### [What the task requires]
Omit all pictures and give the records below again exactly as written.

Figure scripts

++++++++

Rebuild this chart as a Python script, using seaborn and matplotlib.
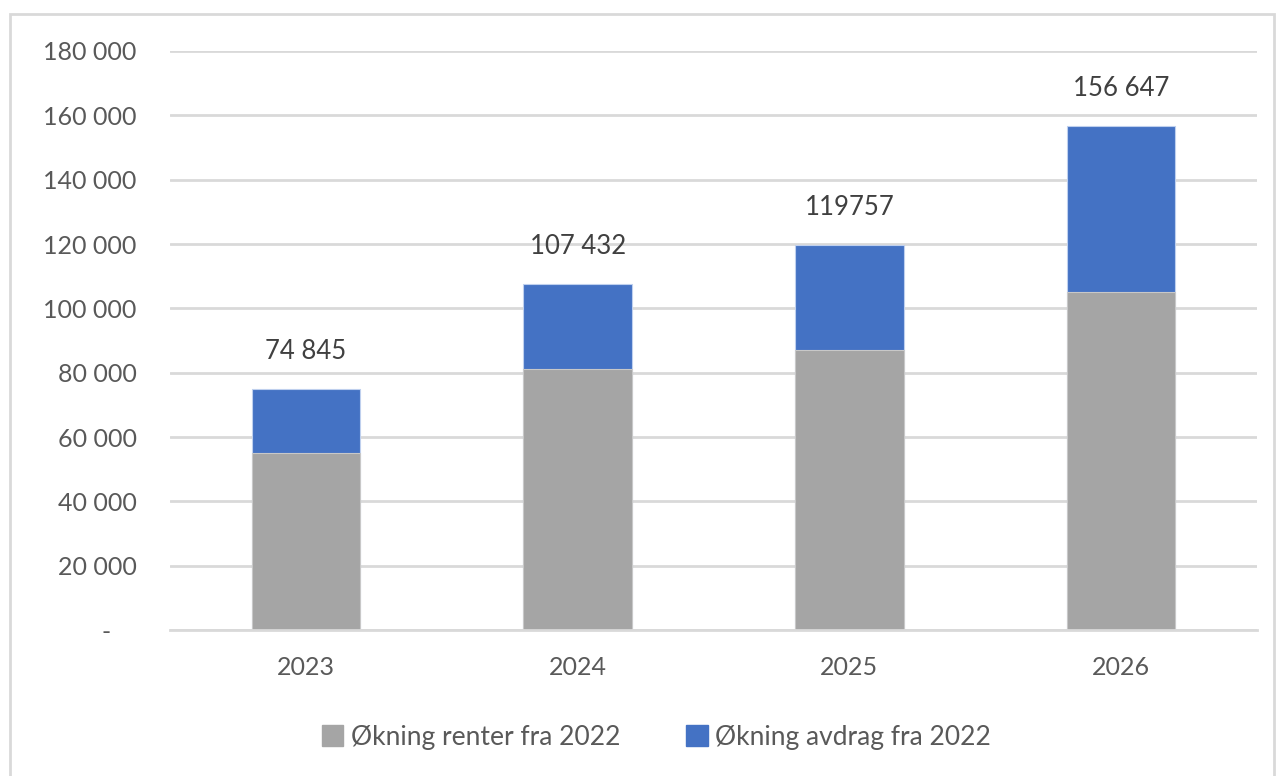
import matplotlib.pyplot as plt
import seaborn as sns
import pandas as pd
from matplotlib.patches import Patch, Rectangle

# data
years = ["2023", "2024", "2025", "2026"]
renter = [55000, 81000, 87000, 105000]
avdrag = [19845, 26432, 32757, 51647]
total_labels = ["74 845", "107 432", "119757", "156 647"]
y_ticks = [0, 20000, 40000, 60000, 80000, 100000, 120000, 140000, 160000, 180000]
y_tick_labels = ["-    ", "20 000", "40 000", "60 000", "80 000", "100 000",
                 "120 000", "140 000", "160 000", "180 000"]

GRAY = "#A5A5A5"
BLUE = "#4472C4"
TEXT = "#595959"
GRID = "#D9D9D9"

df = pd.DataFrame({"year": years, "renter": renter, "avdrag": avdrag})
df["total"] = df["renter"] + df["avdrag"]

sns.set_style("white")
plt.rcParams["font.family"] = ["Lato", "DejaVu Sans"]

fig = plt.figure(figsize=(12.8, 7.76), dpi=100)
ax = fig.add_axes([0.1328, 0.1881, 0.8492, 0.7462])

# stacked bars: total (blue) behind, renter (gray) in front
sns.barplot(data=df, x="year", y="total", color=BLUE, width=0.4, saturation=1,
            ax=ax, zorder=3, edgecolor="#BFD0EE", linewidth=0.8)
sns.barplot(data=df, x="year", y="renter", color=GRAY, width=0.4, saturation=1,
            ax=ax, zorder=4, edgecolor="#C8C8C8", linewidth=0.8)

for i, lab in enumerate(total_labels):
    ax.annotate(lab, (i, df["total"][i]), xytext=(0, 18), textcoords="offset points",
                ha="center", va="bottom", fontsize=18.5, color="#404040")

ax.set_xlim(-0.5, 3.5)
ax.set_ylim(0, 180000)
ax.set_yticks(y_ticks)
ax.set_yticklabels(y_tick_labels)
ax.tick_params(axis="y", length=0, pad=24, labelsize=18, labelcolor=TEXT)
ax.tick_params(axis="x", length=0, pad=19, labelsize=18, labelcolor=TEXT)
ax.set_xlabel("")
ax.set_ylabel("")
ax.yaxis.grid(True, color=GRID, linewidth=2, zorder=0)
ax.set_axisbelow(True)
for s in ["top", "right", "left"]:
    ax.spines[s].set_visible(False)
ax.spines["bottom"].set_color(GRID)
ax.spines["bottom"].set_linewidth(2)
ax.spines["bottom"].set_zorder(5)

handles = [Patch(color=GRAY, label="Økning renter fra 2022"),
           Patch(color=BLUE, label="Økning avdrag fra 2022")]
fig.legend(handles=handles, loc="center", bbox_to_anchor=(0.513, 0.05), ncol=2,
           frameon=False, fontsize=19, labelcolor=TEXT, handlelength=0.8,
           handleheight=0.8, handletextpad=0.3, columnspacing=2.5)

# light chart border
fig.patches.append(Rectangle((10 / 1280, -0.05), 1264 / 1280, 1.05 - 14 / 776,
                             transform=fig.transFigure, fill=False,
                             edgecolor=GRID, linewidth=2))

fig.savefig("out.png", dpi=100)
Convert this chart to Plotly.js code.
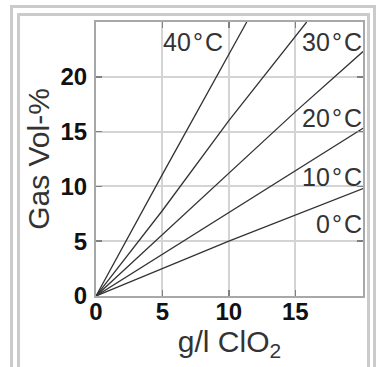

++++++++

### [Written response]
Rebuild this chart as a Python script, using seaborn and matplotlib.
import matplotlib.pyplot as plt
import seaborn as sns
import pandas as pd
from matplotlib.patches import Patch, Rectangle

# data
years = ["2023", "2024", "2025", "2026"]
renter = [55000, 81000, 87000, 105000]
avdrag = [19845, 26432, 32757, 51647]
total_labels = ["74 845", "107 432", "119757", "156 647"]
y_ticks = [0, 20000, 40000, 60000, 80000, 100000, 120000, 140000, 160000, 180000]
y_tick_labels = ["-    ", "20 000", "40 000", "60 000", "80 000", "100 000",
                 "120 000", "140 000", "160 000", "180 000"]

GRAY = "#A5A5A5"
BLUE = "#4472C4"
TEXT = "#595959"
GRID = "#D9D9D9"

df = pd.DataFrame({"year": years, "renter": renter, "avdrag": avdrag})
df["total"] = df["renter"] + df["avdrag"]

sns.set_style("white")
plt.rcParams["font.family"] = ["Lato", "DejaVu Sans"]

fig = plt.figure(figsize=(12.8, 7.76), dpi=100)
ax = fig.add_axes([0.1328, 0.1881, 0.8492, 0.7462])

# stacked bars: total (blue) behind, renter (gray) in front
sns.barplot(data=df, x="year", y="total", color=BLUE, width=0.4, saturation=1,
            ax=ax, zorder=3, edgecolor="#BFD0EE", linewidth=0.8)
sns.barplot(data=df, x="year", y="renter", color=GRAY, width=0.4, saturation=1,
            ax=ax, zorder=4, edgecolor="#C8C8C8", linewidth=0.8)

for i, lab in enumerate(total_labels):
    ax.annotate(lab, (i, df["total"][i]), xytext=(0, 18), textcoords="offset points",
                ha="center", va="bottom", fontsize=18.5, color="#404040")

ax.set_xlim(-0.5, 3.5)
ax.set_ylim(0, 180000)
ax.set_yticks(y_ticks)
ax.set_yticklabels(y_tick_labels)
ax.tick_params(axis="y", length=0, pad=24, labelsize=18, labelcolor=TEXT)
ax.tick_params(axis="x", length=0, pad=19, labelsize=18, labelcolor=TEXT)
ax.set_xlabel("")
ax.set_ylabel("")
ax.yaxis.grid(True, color=GRID, linewidth=2, zorder=0)
ax.set_axisbelow(True)
for s in ["top", "right", "left"]:
    ax.spines[s].set_visible(False)
ax.spines["bottom"].set_color(GRID)
ax.spines["bottom"].set_linewidth(2)
ax.spines["bottom"].set_zorder(5)

handles = [Patch(color=GRAY, label="Økning renter fra 2022"),
           Patch(color=BLUE, label="Økning avdrag fra 2022")]
fig.legend(handles=handles, loc="center", bbox_to_anchor=(0.513, 0.05), ncol=2,
           frameon=False, fontsize=19, labelcolor=TEXT, handlelength=0.8,
           handleheight=0.8, handletextpad=0.3, columnspacing=2.5)

# light chart border
fig.patches.append(Rectangle((10 / 1280, -0.05), 1264 / 1280, 1.05 - 14 / 776,
                             transform=fig.transFigure, fill=False,
                             edgecolor=GRID, linewidth=2))

fig.savefig("out.png", dpi=100)
Convert this chart to Plotly.js code.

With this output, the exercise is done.